The Pathways to Policing program is funded by a $390,000 allocation from the Minnesota Legislature to the Minnesota Office of Justice Programs (OJP) as part of its yearly budget. Reimbursement grants ranging from $20,000 to $60,000 are given to departments to cover 50% of wages and salaries, training, equipment or tuition and books for candidates pursuing law enforcement degrees, among other costs.

The deadline for departments to submit a grant proposal is March 14.

The program is aimed at recruiting more officers to a profession that has historically been very white. According to a 2020 report by the Bureau of Justice Statistics, about 69% of local police departments are white, which is down from nearly 79% in 1997. The number of Hispanic officers has almost doubled in the same time frame from 7.8% to 14.2%, but the proportion of Black officers has remained at just under 12%.

Several police departments applied to take advantage of the program last year, including St. Paul, which received $75,000 to fund six new cadets. St. Louis Park was awarded more than $63,000 to fund three officers. Carver County, with a more than $45,000 award, funded two recruits. But since the program began in 2017, fewer than 10 departments have applied for the funding each year.

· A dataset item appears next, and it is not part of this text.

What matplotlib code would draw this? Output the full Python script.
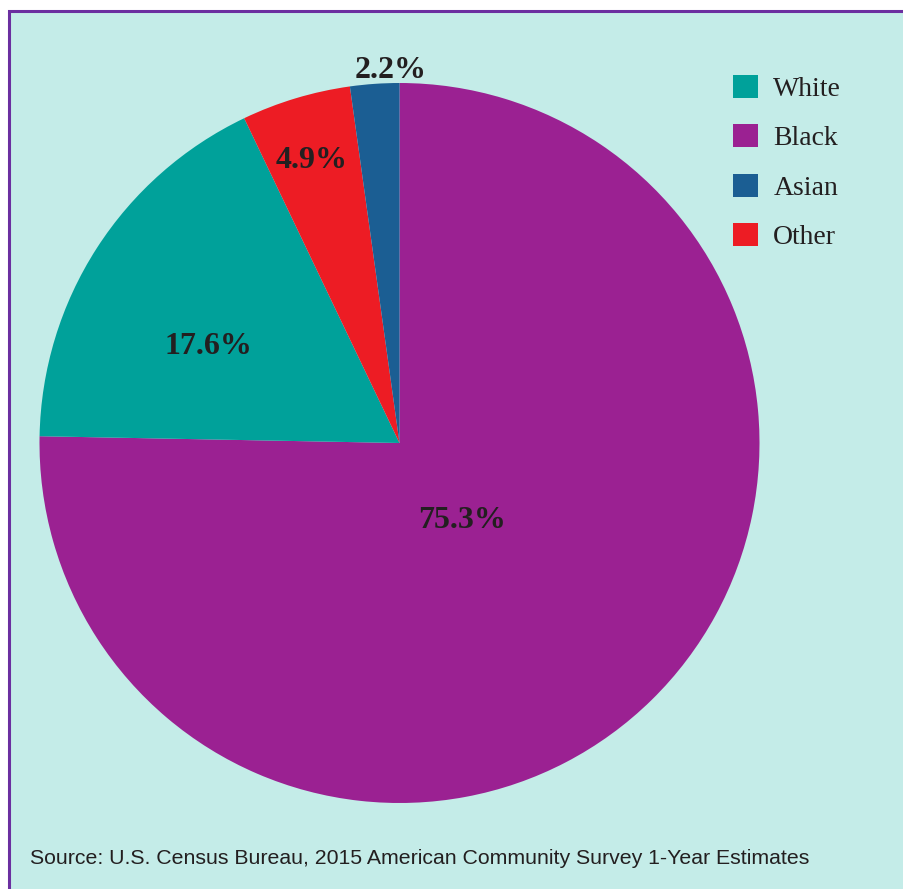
import matplotlib.pyplot as plt
from matplotlib.patches import Rectangle, Patch

# slices drawn clockwise from 12 o'clock
groups = ['Black', 'White', 'Other', 'Asian']
shares = [75.3, 17.6, 4.9, 2.2]
colors = {'White': '#00A19A', 'Black': '#9B2192', 'Asian': '#1B5E93', 'Other': '#ED1C24'}
legend_order = ['White', 'Black', 'Asian', 'Other']
source = 'Source: U.S. Census Bureau, 2015 American Community Survey 1-Year Estimates'

W, H = 904, 889
fig = plt.figure(figsize=(W / 100, H / 100), dpi=100, facecolor='white')
ax = fig.add_axes([0, 0, 1, 1])

# panel background with purple frame
ax.add_patch(Rectangle((9, -20), 940, H - 11 + 20, facecolor='#C4ECE8',
                       edgecolor='#6B2FA0', linewidth=2.2, zorder=0))

cx, cy, r = 399.5, H - 443, 360
wedges, _ = ax.pie(shares, colors=[colors[g] for g in groups], startangle=90,
                   counterclock=False, radius=r, center=(cx, cy),
                   wedgeprops=dict(edgecolor='none', linewidth=0), frame=True)
ax.set_xlim(0, W)
ax.set_ylim(0, H)
ax.set_aspect('equal')
ax.axis('off')

# percent labels (placed by hand like the original)
label_pos = {'Black': (462, 521), 'White': (208, 346), 'Other': (312, 160), 'Asian': (391, 70)}
for g, s in zip(groups, shares):
    x, y = label_pos[g]
    ax.text(x, H - y, f'{s}%', ha='center', va='center', fontsize=23,
            fontweight='bold', family='Liberation Serif', color='#231F20')

handles = [Patch(facecolor=colors[g], edgecolor='none') for g in legend_order]
leg = ax.legend(handles, legend_order, loc='upper left',
                bbox_to_anchor=(733 / W, 1 - 75 / H), frameon=False,
                prop={'family': 'Liberation Serif', 'size': 20},
                handlelength=0.9, handleheight=0.9, handletextpad=0.55,
                labelspacing=0.8, borderpad=0, borderaxespad=0)
for t in leg.get_texts():
    t.set_color('#231F20')

ax.text(30, H - 859, source, ha='left', va='center', fontsize=15.3,
        family='Liberation Sans', color='#231F20')

fig.savefig('out.png', dpi=100, facecolor='white')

“If we had 10 or 15 applicants, that’d be awesome. It’d be great to have that level of interest,” OJP grant program administrator Kristin Lail told law enforcement officials during a Wednesday webinar explaining the application process. “I know that the state Legislature is interested in maybe increasing this funding, but we’ve never been able to really request that because we’ve never spent all the funds.”

Additional efforts

Police staffing shortages have persisted in the Twin Cities in the years since Floyd’s murder after an exodus of officers due to retirements, resignations and PTSD leaves following the unrest in 2020. As applicants dwindle, departments are trying several methods to boost those numbers, including hiring and retention bonuses, as well as internships for high school students interested in law enforcement.

Rep. Dean Phillips
Rep. Dean Phillips
In addition to the state program, one Minnesota congressman is working to expand the program nationwide.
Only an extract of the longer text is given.